By Fergal Smith
TORONTO (Reuters) – Preserving Canada’s triple-A credit rating could be less of a priority for Ottawa than in years gone by, with the focus on digging the economy out of a hole rather than staying in a shrinking group of top-rated sovereign borrowers, analysts say.
To maintain its top rating, Canada would likely need to convince credit rating agencies it has a tenable plan to restore fiscal health once the coronavirus pandemic recedes, say the analysts.
Ottawa has projected a budget deficit of C$343 billion ($259 billion) for the current fiscal year ending March 31 as it spends to cushion the economic blow from the pandemic, which at about 16% of GDP would be a record shortfall.
Credit rating agencies will be closely watching Ottawa’s fiscal update expected in the fall to assess Canada’s financial health. But the threat of a downgrade may not shape policy as much as it did in the 1990s, when S&P Global Ratings and Moody’s Investors Service stripped Canada of its triple-A rating.
Back then, Canada entered into a multi-year period of fiscal austerity, spurred by the unflattering disparity between its finances and those of peers. Now, Canada is not an outlier.
“The whole thing is relativity … when you put it in the international context, Canada doesn’t look as bad as it might,” said John Manley, a senior business adviser at Bennett Jones and former federal finance minister and industry minister in Liberal Party governments.
Globally, government spending to offset the economic impact of the virus totals $12 trillion, or about 12% of gross domestic product, according to the International Monetary Fund, while the number of sovereign borrowers rated triple A has fallen to 10 to 12, depending on the rating agency, from as many as 19 a decade ago.
‘NO TIME FOR AUSTERITY’
S&P has said that Canada is better positioned than most countries to spend temporarily in support of its economy. It, Moody’s and DBRS Morningstar give Canada their highest rating. But Fitch Ratings downgraded the country’s rating in June.
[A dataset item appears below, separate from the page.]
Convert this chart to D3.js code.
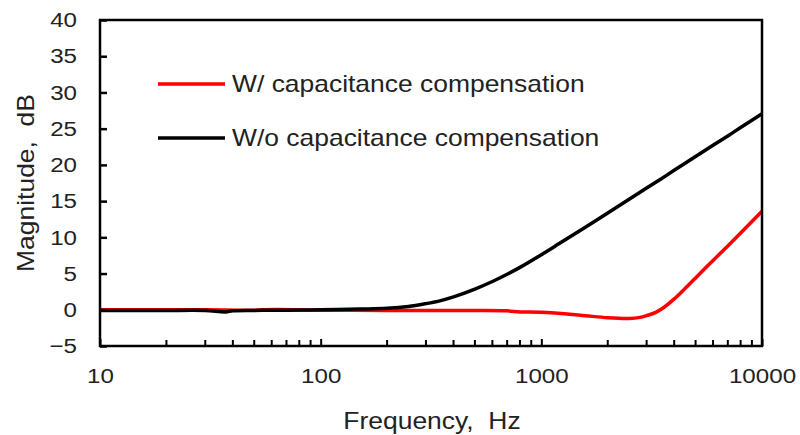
<!doctype html>
<html>
<head>
<meta charset="utf-8">
<title>Magnitude vs Frequency</title>
<style>
  body { margin: 0; background: #fff; }
  text { font-family: "Liberation Sans", Arial, sans-serif; fill: #222; white-space: pre; }
</style>
</head>
<body>
<div id="chart"></div>
<script src="https://d3js.org/d3.v7.min.js"></script>
<script>
// data
var freqW = [10, 20, 30, 50, 63, 100, 200, 300, 500, 700, 800, 1000, 1500, 2000, 2500, 2800, 3000, 3300, 3600, 4000, 4500, 5000, 6000, 7000, 8000, 10000];
var magW = [0, 0, 0, -0.05, 0.05, -0.05, -0.1, -0.1, -0.1, -0.15, -0.3, -0.35, -0.75, -1.1, -1.2, -1.05, -0.8, -0.35, 0.35, 1.5, 3.0, 4.4, 6.8, 8.8, 10.6, 13.6];

var freqWo = [10, 15, 20, 30, 37, 40, 50, 63, 70, 100, 150, 200, 250, 300, 350, 400, 500, 600, 700, 800, 1000, 1200, 1500, 2000, 2500, 3000, 3500, 4000, 5000, 6000, 7000, 8000, 10000];
var magWo = [-0.1, -0.1, -0.1, -0.1, -0.3, -0.15, -0.1, -0.05, -0.05, 0, 0.1, 0.2, 0.45, 0.85, 1.27, 1.78, 2.85, 3.9, 4.9, 5.85, 7.6, 9.1, 10.95, 13.35, 15.25, 16.8, 18.1, 19.25, 21.15, 22.7, 24.0, 25.15, 27.05];

var xTickLabels = [10, 100, 1000, 10000];
var yTickLabels = [-5, 0, 5, 10, 15, 20, 25, 30, 35, 40];

var seriesNames = ["W/ capacitance compensation", "W/o capacitance compensation"];
var seriesColors = ["#ff0000", "#000000"];

var margin = {top: 20, right: 38, bottom: 89, left: 100},
    width = 800 - margin.left - margin.right,
    height = 435 - margin.top - margin.bottom;

// the text in the picture is a bit wider than the font, so stretch it
function stretch(sel, s) {
  sel.each(function () {
    var t = d3.select(this);
    var tx = +t.attr("x") || 0, ty = +t.attr("y") || 0;
    var prev = t.attr("transform") || "";
    t.attr("x", 0).attr("y", 0)
      .attr("transform", prev + " translate(" + tx + "," + ty + ") scale(" + s + ",1)");
  });
}

var svg = d3.select("#chart")
  .append("svg")
    .attr("width", 800)
    .attr("height", 435)
  .append("g")
    .attr("transform", "translate(" + margin.left + "," + margin.top + ")");

var x = d3.scaleLog()
    .domain([10, 10000])
    .range([0, width]);

var y = d3.scaleLinear()
    .domain([-5, 40])
    .range([height, 0]);

// minor ticks on the log axis
var minor = [];
[10, 100, 1000].forEach(function (d) {
  for (var k = 2; k <= 9; k++) minor.push(d * k);
});

svg.append("g")
  .selectAll("line.minor")
  .data(minor)
  .enter()
  .append("line")
    .attr("x1", function (d) { return x(d); })
    .attr("x2", function (d) { return x(d); })
    .attr("y1", height)
    .attr("y2", height - 6)
    .attr("stroke", "#000")
    .attr("stroke-width", 2);

// x axis
var xAxis = svg.append("g")
  .attr("transform", "translate(0," + height + ")")
  .call(d3.axisBottom(x)
    .tickValues(xTickLabels)
    .tickFormat(d3.format("d"))
    .tickSizeInner(-7)
    .tickSizeOuter(0)
    .tickPadding(22));
xAxis.select(".domain").remove();
xAxis.selectAll(".tick line").attr("stroke", "#000").attr("stroke-width", 2);
xAxis.selectAll(".tick text")
  .style("font-size", "21px")
  .attr("fill", "#222")
  .call(stretch, 1.15);

// y axis
var yAxis = svg.append("g")
  .call(d3.axisLeft(y)
    .tickValues(yTickLabels)
    .tickSizeInner(-7)
    .tickSizeOuter(0)
    .tickPadding(23));
yAxis.select(".domain").remove();
yAxis.selectAll(".tick line").attr("stroke", "#000").attr("stroke-width", 2.5);
yAxis.selectAll(".tick text")
  .style("font-size", "21px")
  .attr("fill", "#222")
  .call(stretch, 1.15);

// lines
var line = d3.line()
  .x(function (d) { return x(d[0]); })
  .y(function (d) { return y(d[1]); })
  .curve(d3.curveCatmullRom.alpha(0.5));

var dataW = freqW.map(function (f, i) { return [f, magW[i]]; });
var dataWo = freqWo.map(function (f, i) { return [f, magWo[i]]; });

svg.append("path")
  .datum(dataW)
  .attr("fill", "none")
  .attr("stroke", seriesColors[0])
  .attr("stroke-width", 3.5)
  .attr("d", line);

svg.append("path")
  .datum(dataWo)
  .attr("fill", "none")
  .attr("stroke", seriesColors[1])
  .attr("stroke-width", 3.5)
  .attr("d", line);

// frame
svg.append("rect")
  .attr("x", 0)
  .attr("y", 0)
  .attr("width", width)
  .attr("height", height)
  .attr("fill", "none")
  .attr("stroke", "#000")
  .attr("stroke-width", 2.5);

// legend
var legend = svg.append("g")
  .selectAll("g")
  .data(seriesNames)
  .enter()
  .append("g")
    .attr("transform", function (d, i) { return "translate(58," + (64 + i * 54) + ")"; });

legend.append("line")
  .attr("x1", 0)
  .attr("x2", 67)
  .attr("stroke", function (d, i) { return seriesColors[i]; })
  .attr("stroke-width", 3.5);

legend.append("text")
  .attr("x", 74)
  .attr("y", 8)
  .style("font-size", "23px")
  .text(function (d) { return d; })
  .call(stretch, 1.15);

// axis titles
svg.append("text")
  .attr("x", width / 2 + 1)
  .attr("y", height + 83)
  .attr("text-anchor", "middle")
  .style("font-size", "23px")
  .text("Frequency,  Hz")
  .call(stretch, 1.15);

svg.append("text")
  .attr("transform", "translate(" + (-66) + "," + 163 + ") rotate(-90)")
  .attr("text-anchor", "middle")
  .style("font-size", "23px")
  .text("Magnitude,  dB")
  .call(stretch, 1.15);
</script>
</body>
</html>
Canada’s borrowing costs have not suffered. With the Bank of Canada buying much of the government’s debt issuance, through its quantitative easing program, bond yields have held near record lows.
That has emboldened Prime Minister Justin Trudeau to promise even more spending by his Liberal government, saying that “this is not the time for austerity.”
Any government that runs a deficit the size of Canada’s “doesn’t care much about what the rating agencies have to say,” said David Rosenberg, chief economist and strategist at Rosenberg Research.
The fall fiscal update is likely to include some longer-term fiscal projections as well as the costing of economic support measures, economists say.
“I think the focus will be more on helping the economy rather than tackling deficits,” said Josh Nye, a senior economist at Royal Bank of Canada. “The severity of the second wave and its economic impact will be key in how much government support needs to remain in place.”
Canada’s new COVID-19 cases in the second wave have risen above the peak in the spring, forcing provinces to take targeted measures.
“Some rating agencies will look through to the medium term, citing this as a transitory event,” said Maria Berlettano, head of Canadian government credit strategy at CIBC Capital Markets. “Others may not be so patient.”